Germany's Social Democrats (SPD) voted on Sunday to begin formal coalition talks with Chancellor Angela Merkel's conservatives, moving Europe's economic powerhouse one step closer to a stable government after months of political uncertainty.
SPD delegates voted by 362 'for' to 279 'against' to move ahead with negotiations after the center-left party's leaders agreed a preliminary coalition blueprint with Merkel's conservative bloc earlier this month. There was one abstention.
Talks could begin as early as Monday, one of Merkel's key allies, Horst Seehofer, who heads the Christian Social Union (CSU), said later Sunday.
The vote was a major step toward ending the political gridlock that has prevented a new government from being formed since a September general election. Social Democratic leader Martin Schulz called it "a key moment in the history of our party."
Many delegates expressed concerns that a 28-page paper on the prerequisites for coalition talks hashed out between leaders of the Social Democrats, Merkel's Christian Democratic Union and her Bavarian-only sister Christian Social Union had watered down too many of their positions.
But after the vote, Schulz pledged to negotiate hard for more concessions on labor, health and migration policies.
"We are now starting with the negotiations, and we will come back to all these points," he said, adding that the agreed-upon prerequisites were "no coalition agreement."
Before a new government can be established, another vote by the Social Democrats' membership will have to be held on the final coalition agreement.
Had the Social Democrats voted against opening negotiations, Merkel would have faced forming a minority government — which she has indicated she is not interested in doing — or a new election would have had to be called.
Ahead of Sunday's vote, Schulz said he opposed another election and that a stable German government was needed to strengthen Europe and as a bulwark against right-wing extremism.
The Social Democrats have governed with Merkel's Union bloc since 2013, but Schulz had vowed not to renew the so-called "grand coalition" after his party took a beating in the September election.
He told the delegates in Bonn that the initial refusal was correct, but said his position changed along with the political situation after Merkel was unable to form a coalition with two smaller parties.
"Europe is waiting for a Germany that knows its responsibility and can act decisively," Schulz said.
He said the stakes were high, with French President Emmanuel Macron needing support in his ambitious plans to reform the European Union.
"If he fails in his policies, then it can't be ruled out the extreme right will form the next government in Paris," Schulz said.
Opposition to renewing the grand coalition was led by the Social Democrats' youth wing.
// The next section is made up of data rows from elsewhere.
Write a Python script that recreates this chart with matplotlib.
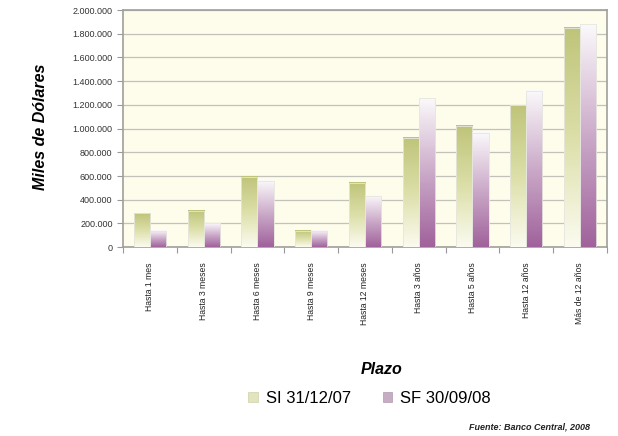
import matplotlib

matplotlib.use("Agg")
import matplotlib.pyplot as plt
import numpy as np
from matplotlib.colors import LinearSegmentedColormap
from matplotlib.ticker import FuncFormatter, FixedLocator

plt.rcParams["font.family"] = ["Liberation Sans", "DejaVu Sans"]

categories = ["Hasta 1 mes", "Hasta 3 meses", "Hasta 6 meses", "Hasta 9 meses",
              "Hasta 12 meses", "Hasta 3 años", "Hasta 5 años", "Hasta 12 años",
              "Más de 12 años"]
si_2007 = [285000, 305000, 595000, 135000, 545000, 925000, 1025000, 1195000, 1850000]
sf_2008 = [140000, 200000, 560000, 135000, 435000, 1255000, 965000, 1320000, 1880000]
series_labels = ["SI 31/12/07", "SF 30/09/08"]

green_cmap = LinearSegmentedColormap.from_list("g", ["#fbfbf0", "#dcdfa8", "#bfc47a"])
purple_cmap = LinearSegmentedColormap.from_list("p", ["#a0629b", "#cbaac9", "#fbf9fb"])

fig = plt.figure(figsize=(6.18, 4.36), dpi=100)
ax = fig.add_axes([0.199, 0.433, 0.783, 0.544])
ax.set_facecolor("#fefdec")

width = 0.3
x = np.arange(len(categories))
grad = np.linspace(0, 1, 128).reshape(-1, 1)


def gradient_bars(xs, heights, cmap):
    for xc, h in zip(xs, heights):
        ax.imshow(grad, cmap=cmap, origin="lower", aspect="auto",
                  extent=(xc - width / 2, xc + width / 2, 0, h), zorder=3)
        ax.add_patch(plt.Rectangle((xc - width / 2, 0), width, h, fill=False,
                                   edgecolor="#e6e6de", lw=0.6, zorder=4))


gradient_bars(x - width / 2, si_2007, green_cmap)
gradient_bars(x + width / 2, sf_2008, purple_cmap)

ax.set_xlim(-0.5, len(categories) - 0.5)
ax.set_ylim(0, 2000000)
ax.set_yticks(np.arange(0, 2000001, 200000))
ax.yaxis.set_major_formatter(FuncFormatter(lambda v, p: f"{int(v):,}".replace(",", ".")))
ax.grid(axis="y", color="#c2c2ba", lw=0.9, zorder=1)
ax.set_axisbelow(True)

ax.xaxis.set_major_locator(FixedLocator(np.arange(-0.5, len(categories), 1.0)))
ax.xaxis.set_major_formatter(FuncFormatter(lambda v, p: ""))
ax.set_xticks(x, minor=True)
ax.set_xticklabels(categories, minor=True, rotation=90, fontsize=6.2, color="#222222")
ax.tick_params(axis="x", which="minor", length=0, pad=11)
ax.tick_params(axis="x", which="major", length=4, color="#999999", direction="out")
ax.tick_params(axis="y", length=4, color="#999999", labelsize=6.5, labelcolor="#333333")

for s in ax.spines.values():
    s.set_color("#a0a09a")
    s.set_linewidth(1.2)

fig.text(0.065, 0.71, "Miles de Dólares", rotation=90, ha="center", va="center",
         fontsize=11.5, fontweight="bold", fontstyle="italic")
fig.text(0.617, 0.152, "Plazo", ha="center", va="center",
         fontsize=11.5, fontweight="bold", fontstyle="italic")

handles = [plt.Rectangle((0, 0), 1, 1, facecolor="#e2e4bd", edgecolor="#cfd0a8", lw=0.5),
           plt.Rectangle((0, 0), 1, 1, facecolor="#c7adc4", edgecolor="#b29ab0", lw=0.5)]
fig.legend(handles, series_labels, loc="center", bbox_to_anchor=(0.598, 0.087), ncol=2,
           frameon=False, fontsize=12, handlelength=0.55, handleheight=0.55,
           columnspacing=1.9, handletextpad=0.5)

fig.text(0.955, 0.02, "Fuente: Banco Central, 2008", ha="right", va="center",
         fontsize=6.5, fontstyle="italic", fontweight="bold", color="#222222")

fig.savefig("out.png", dpi=100)
plt.close(fig)
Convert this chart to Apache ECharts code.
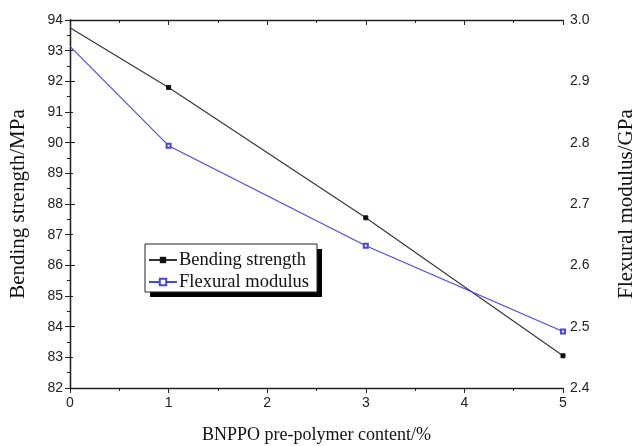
<!DOCTYPE html>
<html><head><meta charset="utf-8">
<script src="https://cdn.jsdelivr.net/npm/echarts@6/dist/echarts.min.js"></script>
<style>html,body{margin:0;padding:0;background:#fff}#c{width:639px;height:446px}</style>
</head><body><div id="c"></div>
<script>
const contents = [0, 1, 3, 5];
const bendingStrength = [93.75, 91.8, 87.55, 83.05];
const flexuralModulus = [2.957, 2.795, 2.632, 2.492];
const xTicks = [0, 1, 2, 3, 4, 5];
const leftTicks = [82, 83, 84, 85, 86, 87, 88, 89, 90, 91, 92, 93, 94];
const rightTicks = [2.4, 2.5, 2.6, 2.7, 2.8, 2.9, 3.0];

const chart = echarts.init(document.getElementById('c'), null, {renderer: 'canvas'});
const serif = 'Liberation Serif, Times New Roman, serif';
const sans = 'Liberation Sans, Arial, sans-serif';
const axisLine = {show: true, lineStyle: {color: '#222', width: 1.3}};
const pts = (ys) => contents.map((x, i) => ({value: [x, ys[i]], symbolSize: x === 0 ? 0 : 4}));
chart.setOption({
  animation: false,
  backgroundColor: '#fff',
  grid: {left: 70, right: 76, top: 20, bottom: 58, show: false, containLabel: false, outerBoundsMode: 'none'},
  graphic: [
    {type: 'rect', z: 0, shape: {x: 150, y: 249, width: 172, height: 48}, style: {fill: '#000'}, silent: true},
    {type: 'rect', z: 0, shape: {x: 145, y: 244, width: 172, height: 48}, style: {fill: '#fff', stroke: '#222', lineWidth: 1}, silent: true}
  ],
  legend: {
    left: 148, top: 250, orient: 'vertical', itemGap: 2,
    itemWidth: 28, itemHeight: 8,
    padding: 0, z: 10,
    textStyle: {fontFamily: serif, fontSize: 18.5, lineHeight: 20, color: '#111', padding: [0, 0, 0, -3]},
    data: ['Bending strength', 'Flexural modulus']
  },
  xAxis: [{
    type: 'value', min: 0, max: 5, interval: 1,
    name: 'BNPPO pre-polymer content/%', nameLocation: 'middle', nameGap: 38,
    nameTextStyle: {fontFamily: serif, fontSize: 18, color: '#111'},
    axisLine: axisLine,
    axisTick: {show: true, length: 5, lineStyle: {color: '#222'}},
    minorTick: {show: true, splitNumber: 2, length: 3, lineStyle: {color: '#222'}},
    axisLabel: {fontFamily: sans, fontSize: 14, color: '#222', margin: 8,
      formatter: v => xTicks.includes(v) ? String(v) : ''},
    splitLine: {show: false}
  }, {
    type: 'value', min: 0, max: 5, interval: 1, position: 'top',
    axisLine: axisLine,
    axisTick: {show: true, inside: true, length: 5, lineStyle: {color: '#222'}},
    minorTick: {show: true, splitNumber: 2, length: 3, lineStyle: {color: '#222'}},
    axisLabel: {show: false}, splitLine: {show: false}
  }],
  yAxis: [{
    type: 'value', min: 82, max: 94, interval: 1,
    name: 'Bending strength/MPa', nameLocation: 'middle', nameGap: 41, nameRotate: 90,
    nameTextStyle: {fontFamily: serif, fontSize: 21, color: '#111'},
    axisLine: axisLine,
    axisTick: {show: true, length: 5, lineStyle: {color: '#222'}},
    minorTick: {show: true, splitNumber: 2, length: 3, lineStyle: {color: '#222'}},
    axisLabel: {fontFamily: sans, fontSize: 14, color: '#222', margin: 7,
      formatter: v => leftTicks.includes(v) ? String(v) : ''},
    splitLine: {show: false}
  }, {
    type: 'value', min: 2.4, max: 3.0, interval: 0.1, position: 'right',
    name: 'Flexural modulus/GPa', nameLocation: 'middle', nameGap: 53, nameRotate: 90,
    nameTextStyle: {fontFamily: serif, fontSize: 21, color: '#111'},
    axisLine: axisLine,
    axisTick: {show: true, length: 5, lineStyle: {color: '#222'}},
    minorTick: {show: true, splitNumber: 2, length: 3, lineStyle: {color: '#222'}},
    axisLabel: {fontFamily: sans, fontSize: 14, color: '#222', margin: 7,
      formatter: v => v.toFixed(1)},
    splitLine: {show: false}
  }],
  series: [{
    name: 'Bending strength', type: 'line', xAxisIndex: 0, yAxisIndex: 0,
    data: pts(bendingStrength),
    symbol: 'rect', symbolSize: 4, showSymbol: true,
    lineStyle: {color: '#333', width: 1.1},
    itemStyle: {color: '#111', borderColor: '#111'}
  }, {
    name: 'Flexural modulus', type: 'line', xAxisIndex: 0, yAxisIndex: 1,
    data: pts(flexuralModulus),
    symbol: 'emptyRect', symbolSize: 4, showSymbol: true,
    lineStyle: {color: '#4545e8', width: 1.1},
    itemStyle: {color: '#4545e8', borderColor: '#4545e8', borderWidth: 1}
  }]
});
</script></body></html>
The youth wing's leader, Kevin Kuehnert, told delegates that extending the alliance because it was the least-bad option would exacerbate the party's "crisis of trust" with its supporters.
"This loop needs to be broken," Kuehnert said.
Many Social Democrats have voiced fears that should their party become part of a new coalition, the anti-migrant nationalist Alternative for Germany party would be left as the country's largest opposition party.
But Schulz said that holding out hope for a better outcome from another election was a risky strategy.
"Who can say that new elections won't further strengthen the right fringe?" he asked.
He suggested his party's best chance at regaining support from its grassroots was through vigorously pursuing its policies from within government and not behaving as a "junior partner" to Merkel.
"Any government the SPD takes part in, regardless of what coalition, must be an SPD government," Schulz said. "That has to be our stance."